Jack sets out to kill Webb and avenge his mother's death. He has help in the form of a demon familiar, Beth Sharkwell, an accomplished con merchant and granddaughter of the leader of the Lambeth crime family Jack has joined, Kit Morely a spy and intelligencer, and even Doctor John Dee himself. But will it be enough to prevent London from falling to the ancient demon Webb intends to conjure?
Setting and dialogue stand out in this highly enjoyable adventure. Elizabethan London - for Londoners rather than nobility - rises vividly from its pages, in all its villainy and squalor. It lends a rich flavour to the novel as it immerses readers in the sights and sounds of lives lived hard. And the dialogue is just marvellous - from the cant of Sharkwell's image-laden criminal argot to Imp's absurd ratings. This book has swagger!

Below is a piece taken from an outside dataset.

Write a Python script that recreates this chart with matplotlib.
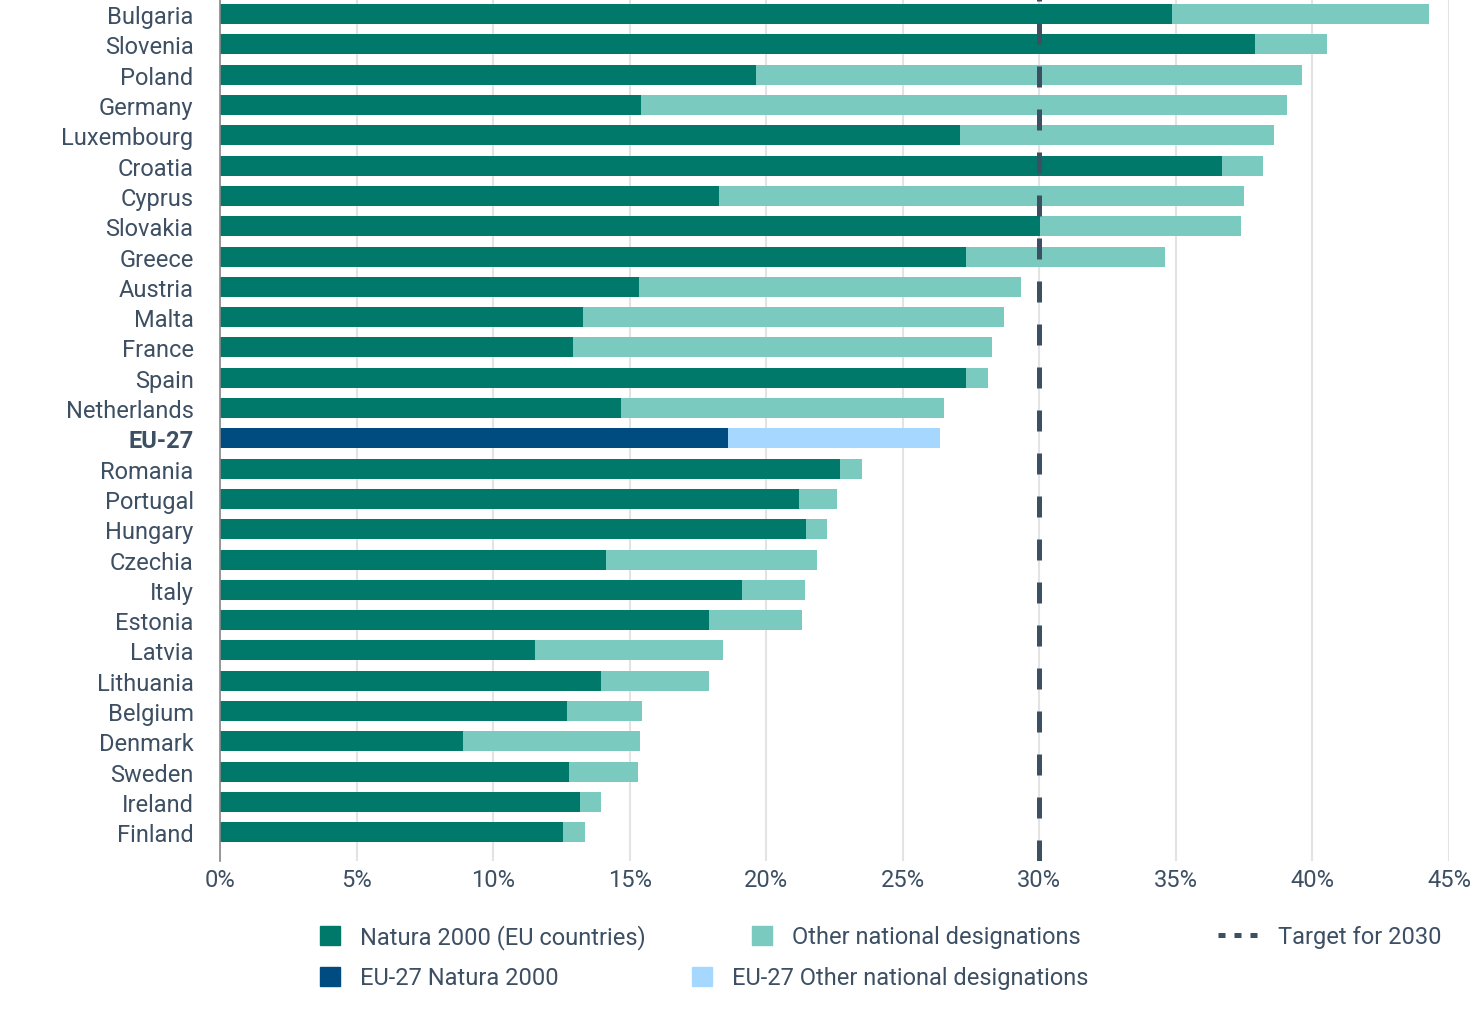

The plot twists and turns with more red herrings and double-crosses than you could shake a stick at and the cast of characters is extremely satisfying - Jack, a reluctant hero whose main motivation is to avenge his mother's murder; Sharkwell, an Elizabethan Fagin figure to savour; Beth, a hard-nosed girl with a hidden soft centre; Kit, the spy whose true loyalties are always in question; Imp, a witch's familiar with an hilarious line in ranting commentary. The final climax is a real page-turning experience.
I thoroughly enjoyed Black Arts and have put my name straight down for the second in this Books of the Pandemonium series, but I should say that - fun as it is - there is nothing unexpected here. You get exactly what it says on the fantasy adventure tin and that does include a predictable course and some flimsy plotting where a quick bit of magic trumps credibility. I don't think it really matters - we know what we want from a fantasy adventure and that's action, characters we can love or love to hate, and as much swag as the pages can fit. And Black Arts gives us all these things with gusto.
Gideon the Cutpurse by Linda Buckley-Archer is a time-slip adventure set in the present and in the eighteenth century and has a similar energy and vigour about it, especially concerning setting and dialogue. Nathan Fox: Dangerous Times by L Brittney, a highly enjoyable retelling of Shakespeare's Othello, may also appeal.